Re: RARA-AVIS: Re: Maltese Falcon

From: Patrick King ( abrasax93@yahoo.com)
Date: 23 May 2008


--- Nathan Cain < IndieCrime@gmail.com> wrote:

> I recently saw the first version of the film, and I
> was pretty
> surprised at how explicit they were with their
> sexual intimacy. Spade
> and Brigid kiss, and then the camera cuts to a
> skipping record, the
> needle bouncing back and forth in steady rhythm.
> Huston didn't dare
> pull anything like that. Overall, I think the first
> version of the
> movie may well have been more true to the spirit of
> the book than the
> more famous one.

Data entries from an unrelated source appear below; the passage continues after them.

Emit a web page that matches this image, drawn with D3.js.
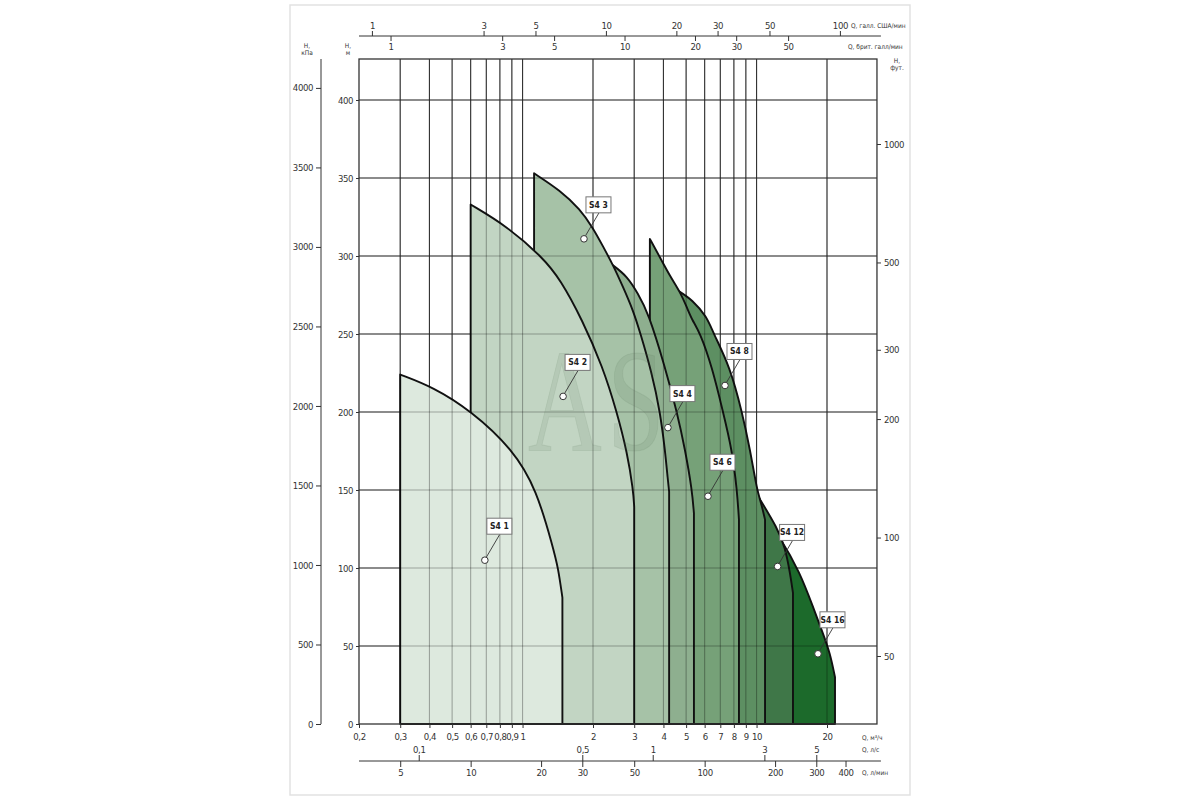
<!DOCTYPE html>
<meta charset="utf-8">
<script src="https://d3js.org/d3.v7.min.js"></script>
<style>
  body { margin: 0; background: #fff; }
  text { font-family: "Liberation Sans Narrow", "DejaVu Sans Condensed", "Liberation Sans", sans-serif; fill: #333; }
</style>
<div id="chart"></div>
<script>
  // pump series, drawn from the picture
  const pumps = ["S4 1", "S4 2", "S4 3", "S4 4", "S4 6", "S4 8", "S4 12", "S4 16"];
  const pumpColors = ["#dde9de", "#c2d5c3", "#a6c2a7", "#8eaf8f", "#76a178", "#5d8f62", "#3f7748", "#1c6a2b"];

  // Q (m3/h) and H (m) along the top of each field
  const curveQ = [
    [0.3, 0.414, 0.6, 0.91, 1.15, 1.35, 1.42, 1.48],
    [0.6, 0.86, 1.22, 1.45, 1.8, 2.2, 2.53, 2.8, 2.97, 3.0],
    [1.12, 1.45, 1.76, 2.0, 2.21, 2.44, 2.69, 2.97, 3.18, 3.57, 3.87, 4.06, 4.18, 4.23],
    [2.14, 2.44, 2.8, 3.11, 3.44, 4.06, 4.57, 4.95, 5.3, 5.4],
    [3.5, 3.87, 4.27, 4.71, 5.04, 5.3, 5.73, 6.45, 7.19, 7.85, 8.25, 8.41],
    [4.06, 4.71, 5.3, 6.14, 6.51, 7.7, 8.67, 9.38, 10.04, 10.45, 10.87],
    [6.98, 8.93, 10.34, 12.23, 13.23, 13.9, 14.31],
    [9.38, 10.87, 12.59, 15.34, 17.43, 19.23, 20.6, 21.64]
  ];
  const curveH = [
    [224, 216, 201, 176, 150, 113, 100, 81],
    [333, 319, 299, 285, 259, 229, 200, 174, 150, 139],
    [353, 342, 330, 318, 306, 294, 280, 265, 251, 225, 200, 176, 156, 149],
    [300, 294, 287, 276, 264, 229, 200, 176, 150, 135],
    [311, 299, 287, 277, 267, 259, 251, 229, 200, 176, 150, 131],
    [283, 277, 272, 261, 251, 229, 200, 176, 150, 142, 131],
    [182, 160, 144, 126, 113.5, 97, 84],
    [140, 132, 120, 97, 75, 58, 45.5, 30]
  ];

  // label markers
  const markerQ = [0.69, 1.49, 1.83, 4.18, 6.2, 7.33, 12.3, 18.3];
  const markerH = [105, 210, 311, 190, 146, 217, 101, 45];

  // tick lists
  const qTicks = [0.2, 0.3, 0.4, 0.5, 0.6, 0.7, 0.8, 0.9, 1, 2, 3, 4, 5, 6, 7, 8, 9, 10, 20];
  const gpmUsTicks = [1, 3, 5, 10, 20, 30, 50, 100];
  const gpmUkTicks = [1, 3, 5, 10, 20, 30, 50];
  const lsTicks = [0.1, 0.5, 1, 3, 5];
  const lminTicks = [5, 10, 20, 30, 50, 100, 200, 300, 400];
  const hTicks = [0, 50, 100, 150, 200, 250, 300, 350, 400];
  const kpaTicks = [0, 500, 1000, 1500, 2000, 2500, 3000, 3500, 4000];
  const ftTicks = [50, 100, 200, 300, 500, 1000];

  // unit factors: m3/h per unit
  const perGpmUs = 1 / 4.403, perGpmUk = 1 / 3.666, perLs = 3.6, perLmin = 0.06;

  const W = 1200, H = 800;
  const svg = d3.select("#chart").append("svg").attr("width", W).attr("height", H);

  const x = d3.scaleLog().domain([0.2, 20]).range([359, 827]);
  const y = d3.scaleLinear().domain([0, 400]).range([724, 100]);
  const qFrame = 32.7, qLine = 34;
  const yTop = 59;
  const x0 = x(0.2), x1 = x(qFrame), y0 = y(0);

  const fmt = d3.formatLocale({decimal: ",", thousands: "", grouping: [3], currency: ["", ""]}).format("~g");

  // paper frame
  svg.append("rect").attr("x", 290).attr("y", 5).attr("width", 620).attr("height", 790)
    .attr("fill", "none").attr("stroke", "#e2e2e2").attr("stroke-width", 1.5);

  function grid(g, color, opacity) {
    g.selectAll("line.v").data(qTicks.slice(1)).join("line").attr("class", "v")
      .attr("x1", d => x(d)).attr("x2", d => x(d)).attr("y1", yTop).attr("y2", y0);
    g.selectAll("line.h").data(hTicks.slice(1)).join("line").attr("class", "h")
      .attr("x1", x0).attr("x2", x1).attr("y1", d => y(d)).attr("y2", d => y(d));
    g.attr("stroke", color).attr("stroke-opacity", opacity).attr("stroke-width", 1.1);
  }
  grid(svg.append("g"), "#4a4a4a", 1);

  // fields, biggest pump at the bottom
  function fieldPath(qs, hs) {
    const pts = qs.map((q, i) => [x(q), y(hs[i])]);
    const top = d3.line().curve(d3.curveBasis)(pts);
    return `M${x(qs[0])},${y0}L` + top.slice(1) + `L${x(qs[qs.length - 1])},${y0}Z`;
  }
  const order = d3.range(pumps.length).reverse();
  svg.append("g").selectAll("path").data(order).join("path")
    .attr("d", i => fieldPath(curveQ[i], curveH[i]))
    .attr("fill", i => pumpColors[i])
    .attr("stroke", "#111").attr("stroke-width", 1.9).attr("stroke-linejoin", "round");

  grid(svg.append("g"), "#000", 0.3);

  // watermark
  svg.append("text").attr("transform", "translate(528,450) scale(0.7,1)")
    .style("font-family", "'Liberation Serif', 'DejaVu Serif', serif").style("font-size", "146px")
    .style("letter-spacing", "8px")
    .style("fill", "#4f6b54").style("fill-opacity", 0.11)
    .style("stroke", "#4f6b54").style("stroke-opacity", 0.11)
    .text("AS");

  // plot frame
  svg.append("rect").attr("x", x0).attr("y", yTop).attr("width", x1 - x0).attr("height", y0 - yTop)
    .attr("fill", "none").attr("stroke", "#333").attr("stroke-width", 1.3);

  // markers with labels
  const mk = svg.append("g").selectAll("g").data(pumps).join("g")
    .attr("transform", (d, i) => `translate(${x(markerQ[i])},${y(markerH[i])})`);
  mk.append("line").attr("x1", 1.5).attr("y1", -3).attr("x2", 15).attr("y2", -26)
    .attr("stroke", "#333").attr("stroke-width", 0.9);
  mk.append("rect").attr("x", 2).attr("y", -42).attr("width", 25).attr("height", 16)
    .attr("fill", "#fff").attr("stroke", "#777").attr("stroke-width", 1);
  mk.append("text").attr("x", 14.5).attr("y", -31).attr("text-anchor", "middle")
    .style("font-size", "8.5px").style("font-weight", "bold").style("fill", "#222")
    .text(d => d);
  mk.append("circle").attr("r", 3.3).attr("fill", "#fff").attr("stroke", "#333").attr("stroke-width", 1);

  // axes
  function styleAxis(g) {
    g.select(".domain").remove();
    g.selectAll(".tick line").attr("stroke", "#333");
    g.selectAll(".tick text").style("font-size", "9.5px").style("fill", "#333")
      .style("letter-spacing", "-0.4px")
      .style("font-family", "'Liberation Sans Narrow', 'DejaVu Sans Condensed', sans-serif");
  }
  function unitLabel(xp, yp, lines, anchor) {
    const t = svg.append("text").attr("x", xp).attr("y", yp).attr("text-anchor", anchor || "start")
      .style("font-size", "6.5px").style("fill", "#333");
    lines.forEach((s, k) => t.append("tspan").attr("x", xp).attr("dy", k ? 7 : 0).text(s));
  }

  // bottom Q m3/h
  svg.append("g").attr("transform", `translate(0,${y0})`)
    .call(d3.axisBottom(x).tickValues(qTicks).tickFormat(fmt).tickSize(4).tickPadding(5))
    .call(styleAxis);
  unitLabel(862, 740, ["Q, м³/ч"]);

  // bottom l/s and l/min
  const xls = d3.scaleLog().domain([0.2 / perLs, 20 / perLs]).range(x.range());
  const xlmin = d3.scaleLog().domain([0.2 / perLmin, 20 / perLmin]).range(x.range());
  const yb = 761;
  svg.append("line").attr("x1", x0).attr("x2", x(qLine)).attr("y1", yb).attr("y2", yb).attr("stroke", "#333");
  svg.append("g").attr("transform", `translate(0,${yb})`)
    .call(d3.axisTop(xls).tickValues(lsTicks).tickFormat(fmt).tickSize(6).tickPadding(2))
    .call(styleAxis);
  svg.append("g").attr("transform", `translate(0,${yb})`)
    .call(d3.axisBottom(xlmin).tickValues(lminTicks).tickFormat(fmt).tickSize(6).tickPadding(2))
    .call(styleAxis);
  unitLabel(862, 752, ["Q, л/с"]);
  unitLabel(862, 775, ["Q, л/мин"]);

  // top gallons
  const xus = d3.scaleLog().domain([0.2 / perGpmUs, 20 / perGpmUs]).range(x.range());
  const xuk = d3.scaleLog().domain([0.2 / perGpmUk, 20 / perGpmUk]).range(x.range());
  const yt = 36;
  svg.append("line").attr("x1", x0).attr("x2", x(qLine)).attr("y1", yt).attr("y2", yt).attr("stroke", "#333");
  svg.append("g").attr("transform", `translate(0,${yt})`)
    .call(d3.axisTop(xus).tickValues(gpmUsTicks).tickFormat(fmt).tickSize(5).tickPadding(2))
    .call(styleAxis);
  svg.append("g").attr("transform", `translate(0,${yt})`)
    .call(d3.axisBottom(xuk).tickValues(gpmUkTicks).tickFormat(fmt).tickSize(5).tickPadding(2))
    .call(styleAxis);
  unitLabel(851, 28, ["Q, галл. США/мин"]);
  unitLabel(848, 49, ["Q, брит. галл/мин"]);

  // left H m
  svg.append("g").attr("transform", `translate(${x0},0)`)
    .call(d3.axisLeft(y).tickValues(hTicks).tickFormat(fmt).tickSize(3).tickPadding(3))
    .call(styleAxis);
  unitLabel(348, 48, ["H,", "м"], "middle");

  // left H kPa
  const ykpa = d3.scaleLinear().domain([0, 4000]).range([y0, y(4000 / 9.81)]);
  const xk = 321;
  svg.append("line").attr("x1", xk).attr("x2", xk).attr("y1", yTop).attr("y2", y0).attr("stroke", "#333");
  svg.append("g").attr("transform", `translate(${xk},0)`)
    .call(d3.axisLeft(ykpa).tickValues(kpaTicks).tickFormat(fmt).tickSize(5).tickPadding(3))
    .call(styleAxis);
  unitLabel(307, 48, ["H,", "кПа"], "middle");

  // right H ft
  const yft = d3.scaleLog().domain([50, 1000]).range([656, 144]);
  svg.append("g").attr("transform", `translate(${x1},0)`)
    .call(d3.axisRight(yft).tickValues(ftTicks).tickFormat(fmt).tickSize(4).tickPadding(3))
    .call(styleAxis);
  unitLabel(897, 63, ["H,", "фут."], "middle");
</script>
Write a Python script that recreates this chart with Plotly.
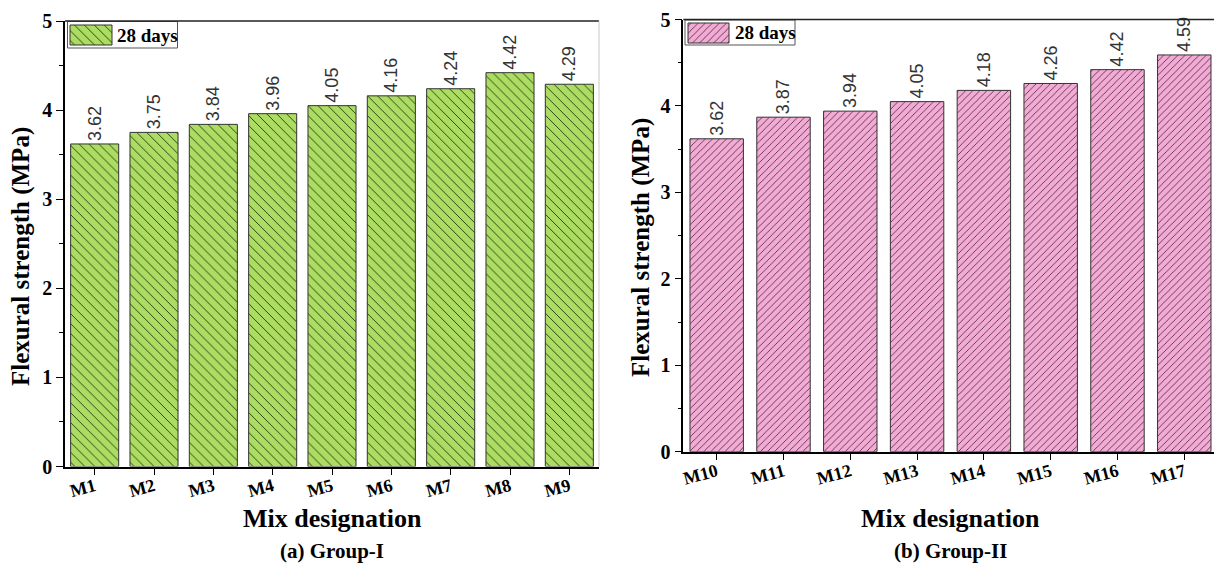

In the final scenes of the first
> version, when Brigid
> asks Sam if he loves her and he says he thinks so he
> sounds, as he has
> throughout the film, entirely insincere. Bogart's
> performance on the
> other hand, makes it seem as if he really is torn
> about his choice to
> turn Brigid in to the authorities.
***************************************************** The first version had the advantage of no Hayes office censorship. Otherwise, to me, it's miscast. Bogart plays the the final scene with Astor passionately but the whole point of the story is that Spade is ahead of all of us in understanding what's really going on. When Bogart says "You're taking the fall," the viewer knows there's no argument. The final jail house scene in the original film was anti-climactic, too. Houston's elevator cage closing on Astor was perfect!

Nathan, I sense that you've fallen under the spell of Brigid O'Shaughnessy a little bit, yourself. I'm a big fan of 48 Hour Mystery on Saturday evenings just to see how these types of relationships play out in real life.